No formal financial guidance was provided, but management emphasized a first investor day post-Cerro Verde close and ongoing updates as operational milestones are met. The focus remains on speed of execution and capturing urgent customer demand.
Takeaways
USAR’s transformation into a fully integrated rare earths platform is underway, with capital, government backing, and customer urgency all converging. Execution on deal closures, capacity ramps, and customer sales will determine if the platform can deliver on its promise of Western supply chain security and margin expansion.
- Strategic Platform Buildout: The three-pronged deal strategy is designed to secure both supply and demand, de-risking the business model and enabling scale.

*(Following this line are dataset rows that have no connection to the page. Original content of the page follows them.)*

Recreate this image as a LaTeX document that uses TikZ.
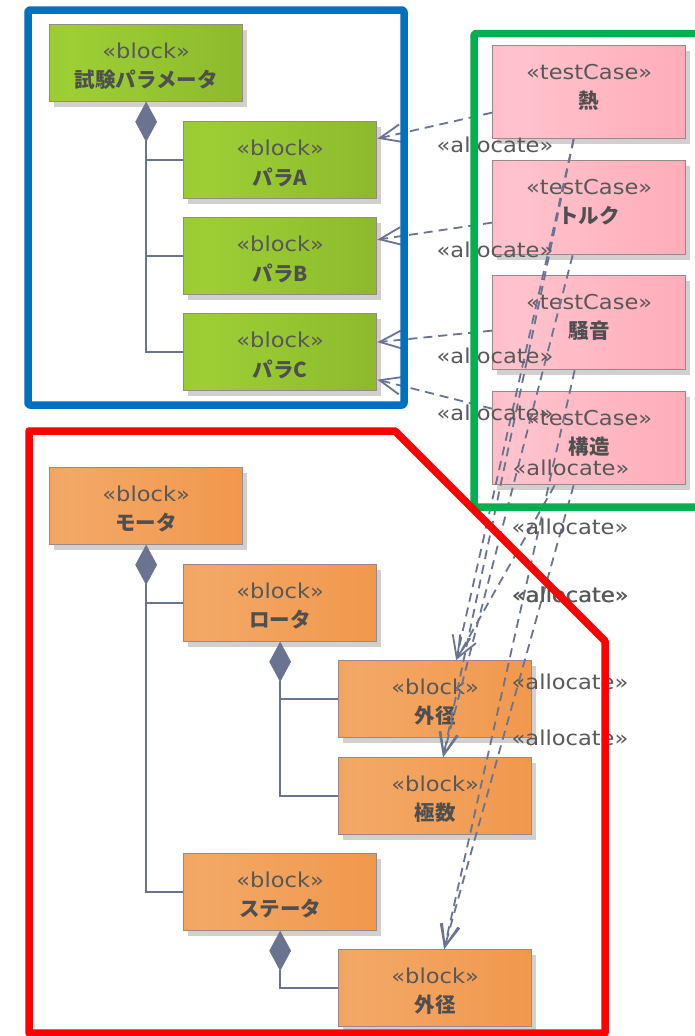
\documentclass[tikz,border=0pt]{standalone}
\usepackage{fontspec}
\setmainfont{DejaVu Sans}
\newfontfamily\latfont{DejaVu Sans}[FakeStretch=1.1]
\newfontfamily\jpfont{Noto Sans CJK JP}
\usetikzlibrary{shapes.geometric,arrows.meta,calc}

% palette
\definecolor{grL}{HTML}{8DBE2F}
\definecolor{grM}{HTML}{9DCF34}
\definecolor{grR}{HTML}{84AE2A}
\definecolor{orL}{HTML}{EF9448}
\definecolor{orM}{HTML}{F3A866}
\definecolor{orR}{HTML}{EF8F3E}
\definecolor{pkL}{HTML}{FFA0B0}
\definecolor{pkM}{HTML}{FFC3CD}
\definecolor{pkR}{HTML}{FFA0AE}
\definecolor{boxline}{HTML}{9A8888}
\definecolor{shadowgray}{HTML}{D0D0D0}
\definecolor{conn}{HTML}{6A7490}
\definecolor{txt}{HTML}{585858}
\definecolor{frameblue}{HTML}{0070C0}
\definecolor{framegreen}{HTML}{00B050}
\definecolor{framered}{HTML}{FF0000}

\pgfdeclarehorizontalshading{greenfill}{100bp}{color(0bp)=(grL); color(30bp)=(grM); color(100bp)=(grR)}
\pgfdeclarehorizontalshading{orangefill}{100bp}{color(0bp)=(orL); color(30bp)=(orM); color(100bp)=(orR)}
\pgfdeclarehorizontalshading{pinkfill}{100bp}{color(0bp)=(pkL); color(30bp)=(pkM); color(100bp)=(pkR)}

\tikzset{
  boxsty/.style={draw=boxline, line width=1.3pt, inner sep=0pt, shade, shading=#1},
  stereo/.style={text=txt, inner sep=0pt, font=\latfont\fontsize{20.5}{24}\selectfont},
  boxtitle/.style={text=txt!90!black, inner sep=0pt, font=\jpfont\bfseries\fontsize{20.5}{24}\selectfont},
  dia/.style={shape=diamond, fill=conn, draw=conn, line width=0.6pt, minimum width=21pt, minimum height=39pt, inner sep=0pt, outer sep=0pt},
  compl/.style={draw=conn, line width=1.6pt},
  alloc/.style={draw=conn, line width=1.8pt, dash pattern=on 9pt off 6pt,
    -{Straight Barb[length=22pt,width=18pt,line width=1.8pt]}},
  alloclabel/.style={text=txt, inner sep=0pt, font=\latfont\fontsize{20.5}{24}\selectfont},
  frame/.style={line width=7.5pt, line join=round}
}

% a block: name, left, top, width, height, shading, stereotype, title
\newcommand{\umlbox}[8]{%
  \fill[shadowgray] ($(#2,#3)+(5,6)$) rectangle ($(#2,#3)+(#4+5,#5+6)$);
  \node[boxsty=#6, minimum width=#4pt, minimum height=#5pt, anchor=north west] (#1) at (#2,#3) {};
  \node[stereo] at ($(#1.north)+(0,27)$) {«#7»};
  \node[boxtitle] at ($(#1.north)+(0,56)$) {#8};
}

\begin{document}
\begin{tikzpicture}[x=1pt,y=-1pt]
\useasboundingbox[fill=white] (0,0) rectangle (695,1036);
\clip (0,0) rectangle (695,1036);

% test parameters
\umlbox{tp}{49}{24}{193}{77}{greenfill}{block}{試験パラメータ}
\umlbox{pA}{183}{121}{193}{77}{greenfill}{block}{パラA}
\umlbox{pB}{183}{217}{193}{77}{greenfill}{block}{パラB}
\umlbox{pC}{183}{313}{193}{77}{greenfill}{block}{パラC}

% test cases
\umlbox{heat}{492}{45}{193}{93}{pinkfill}{testCase}{熱}
\umlbox{torque}{492}{160}{193}{94}{pinkfill}{testCase}{トルク}
\umlbox{noise}{492}{275}{193}{94}{pinkfill}{testCase}{騒音}
\umlbox{struct}{492}{391}{193}{93}{pinkfill}{testCase}{構造}

% motor structure
\umlbox{motor}{49}{467}{193}{77}{orangefill}{block}{モータ}
\umlbox{rotor}{183}{564}{193}{77}{orangefill}{block}{ロータ}
\umlbox{rod}{338}{660}{193}{77}{orangefill}{block}{外径}
\umlbox{pole}{338}{757}{193}{77}{orangefill}{block}{極数}
\umlbox{stator}{183}{853}{193}{77}{orangefill}{block}{ステータ}
\umlbox{sod}{338}{949}{193}{77}{orangefill}{block}{外径}

% composition
\node[dia, anchor=north] (d1) at (tp.south) {};
\draw[compl] (d1.south) |- (pA.west);
\draw[compl] (d1.south) |- (pB.west);
\draw[compl] (d1.south) |- (pC.west);

\node[dia, anchor=north] (d2) at (motor.south) {};
\draw[compl] (d2.south) |- (rotor.west);
\draw[compl] (d2.south) |- (stator.west);

\node[dia, anchor=north] (d3) at (rotor.south) {};
\draw[compl] (d3.south) |- (rod.west);
\draw[compl] (d3.south) |- (pole.west);

\node[dia, anchor=north] (d4) at (stator.south) {};
\draw[compl] (d4.south) |- (sod.west);

% allocations to the parameters
\draw[alloc] ([yshift=-20.5pt]heat.west) -- ([yshift=21.5pt]pA.east);
\draw[alloc] ([yshift=-15pt]torque.west) -- ([yshift=16.5pt]pB.east);
\draw[alloc] ([yshift=-8pt]noise.west) -- ([yshift=10pt]pC.east);
\draw[alloc] ([yshift=29.5pt]struct.west) -- ([yshift=-27.5pt]pC.east);

% allocations to the motor parts
\draw[alloc] ([xshift=-15.5pt]heat.south) -- ([xshift=21pt]rod.north);
\draw[alloc] ([xshift=-15.5pt]heat.south) -- ([xshift=8pt]pole.north);
\draw[alloc] ([xshift=-16.5pt]torque.south) -- ([xshift=8pt]pole.north);
\draw[alloc] ([xshift=-14.5pt]noise.south) -- ([xshift=9pt]sod.north);
\draw[alloc] ([xshift=-34.5pt]struct.south) -- ([xshift=21pt]rod.north);
\draw[alloc] ([xshift=-15.5pt]struct.south) -- ([xshift=9pt]sod.north);

% labels
\node[alloclabel] (la1) at (495,145) {«allocate»};
\node[alloclabel] (la2) at (495,250) {«allocate»};
\node[alloclabel] (la3) at (495,356) {«allocate»};
\node[alloclabel] (la4) at (495,413) {«allocate»};
\node[alloclabel] (la5) at (571,468) {«allocate»};
\node[alloclabel] (la6) at (570,527) {«allocate»};
\node[alloclabel] (la7) at (570,595) {«allocate»};
\node[alloclabel] (la8) at (570.6,595.3) {«allocate»};
\node[alloclabel] (la9) at (570,682) {«allocate»};
\node[alloclabel] (la10) at (570,738) {«allocate»};

% grouping frames
\draw[frame, frameblue, rounded corners=2pt] (28,10) rectangle (404,405);
\draw[frame, framegreen, rounded corners=2pt] (474,33.5) rectangle (720,507);
\draw[frame, framered] (29,431) -- (395,431) -- (605,641) -- (605,1033) -- (29,1033) -- cycle;
\end{tikzpicture}
\end{document}
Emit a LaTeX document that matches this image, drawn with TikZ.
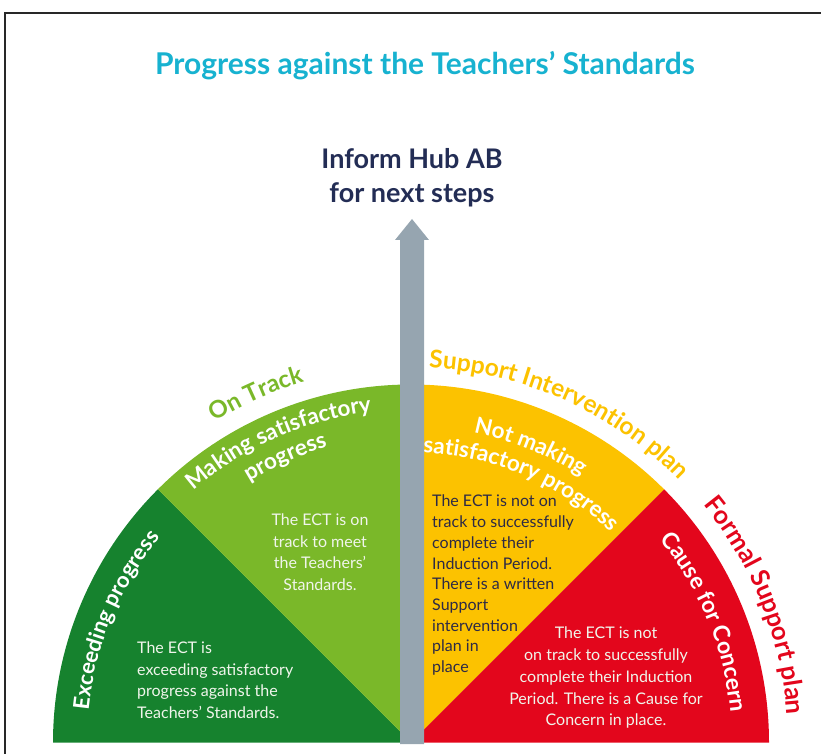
\documentclass[tikz,border=0pt]{standalone}
\usepackage{fontspec}
\setmainfont{Lato}
\usetikzlibrary{decorations.text,calc}
\definecolor{titlecyan}{RGB}{23,178,208}
\definecolor{navy}{RGB}{35,45,85}
\definecolor{dkgreen}{RGB}{22,130,46}
\definecolor{ltgreen}{RGB}{122,184,41}
\definecolor{sunyellow}{RGB}{252,194,0}
\definecolor{alertred}{RGB}{227,6,28}
\definecolor{bargray}{RGB}{150,165,176}
\definecolor{framegray}{RGB}{40,40,40}
\definecolor{softwhite}{RGB}{240,245,235}
\definecolor{darktext}{RGB}{45,42,70}
\tikzset{
  bodytext/.style={font=\fontsize{16}{21.5}\selectfont, inner sep=0pt},
  headtext/.style={font=\fontsize{27}{34}\selectfont\bfseries, text=navy, align=center},
}
\newcommand\arclabel[5]{%
  \path[decorate,decoration={text along path,text align=center,text={|#4|#5}}]
    ($(C)+(#1+#2:#3)$) arc[start angle=#1+#2, end angle=#1-#2, radius=#3];}
\begin{document}
\begin{tikzpicture}[x=1pt,y=1pt]
\useasboundingbox (0,0) rectangle (821,753);
\coordinate (C) at (411,10.5);
% frame
\draw[framegray, line width=2pt] (5,-2) -- (5,740) -- (823,740);
% title
\node[font=\fontsize{30}{32}\selectfont\bfseries, text=titlecyan] (title) at (425,687) {Progress against the Teachers’ Standards};
\node[headtext] (inform) at (412,575) {Inform Hub AB\\for next steps};
% sectors
\def\R{358}
\fill[dkgreen] (C) -- ($(C)+(180:\R)$) arc[start angle=180,end angle=135,radius=\R] -- cycle;
\fill[ltgreen] (C) -- ($(C)+(135:\R)$) arc[start angle=135,end angle=90,radius=\R] -- cycle;
\fill[sunyellow] (C) -- ($(C)+(90:\R)$) arc[start angle=90,end angle=45,radius=\R] -- cycle;
\fill[alertred] (C) -- ($(C)+(45:\R)$) arc[start angle=45,end angle=0,radius=\R] -- cycle;
% outer curved labels
\arclabel{114}{25}{376}{\fontsize{24}{24}\selectfont\bfseries\color{ltgreen}}{On Track}
\arclabel{65.8}{30}{375}{\fontsize{24.5}{24}\selectfont\bfseries\color{sunyellow}}{Support Intervention plan}
\arclabel{21.7}{25}{377}{\fontsize{25.5}{24}\selectfont\bfseries\color{alertred}}{Formal Support plan}
% inner curved labels
\arclabel{157.5}{25}{324}{\fontsize{22}{22}\selectfont\bfseries\color{white}}{Exceeding progress}
\arclabel{113.8}{25}{333}{\fontsize{22.5}{22}\selectfont\bfseries\color{white}}{Making satisfactory}
\arclabel{113.8}{25}{307}{\fontsize{22.5}{22}\selectfont\bfseries\color{white}}{progress}
\arclabel{68}{25}{316}{\fontsize{22.5}{22}\selectfont\bfseries\color{white}}{Not making}
\arclabel{67}{30}{290}{\fontsize{22.5}{22}\selectfont\bfseries\color{white}}{satisfactory progress}
\arclabel{22.3}{25}{321}{\fontsize{23}{22}\selectfont\bfseries\color{white}}{Cause for Concern}
% body texts
\node[bodytext, text=softwhite, anchor=north west, align=left] (exceedtext) at (137,111)
  {The ECT is\\exceeding satisfactory\\progress against the\\Teachers’ Standards.};
\node[bodytext, text=softwhite, anchor=north, align=center] (ontracktext) at (320,239)
  {The ECT is on\\track to meet\\the Teachers’\\Standards.};
\node[bodytext, text=darktext, anchor=north west, align=left, font=\fontsize{16}{20.7}\selectfont] (supporttext) at (432,258)
  {The ECT is not on\\track to successfully\\complete their\\Induction Period.\\There is a written\\Support\\intervention\\plan in\\place};
\node[bodytext, text=softwhite, anchor=north, align=center, font=\fontsize{16}{21.7}\selectfont] (concerntext) at (606,126)
  {The ECT is not\\on track to successfully\\complete their Induction\\Period. There is a Cause for\\Concern in place.};
% central arrow
\fill[bargray] (400,9) -- (400,513) -- (395,513) -- (412,534) -- (429,513) -- (424,513) -- (424,9) -- cycle;
\end{tikzpicture}
\end{document}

- Customer Pull and Supply Chain Imperative: Buyers are driving the pace, with safety stock and non-China sourcing now a baseline requirement for Western industry and defense.
- Execution Watchpoints: Investors should monitor deal closings, manufacturing ramps, and the pace of customer conversion as key indicators of value realization in 2026 and beyond.
Conclusion
USA Rare Earth’s Q1 2026 is a defining quarter, shifting from aspirational developer to operational leader in rare earths. The company’s ability to integrate acquisitions, secure government and customer partnerships, and convert urgent demand into sales will be the critical test for the next phase of value creation.
Industry Read-Through
The Western rare earths market is entering a new phase, with government-backed contracts, price floors, and urgent customer demand for non-China supply chains reshaping industry economics. For peers and adjacent industries, the USAR playbook signals that vertical integration, government alignment, and diversified customer strategies are now prerequisites for scale and margin security. Processing and midstream capabilities are emerging as the bottleneck and value driver, with premium pricing accruing to those who can deliver reliable, qualified supply. The Western pivot away from China is now a tangible, investable reality, with capital and policy support accelerating the transition.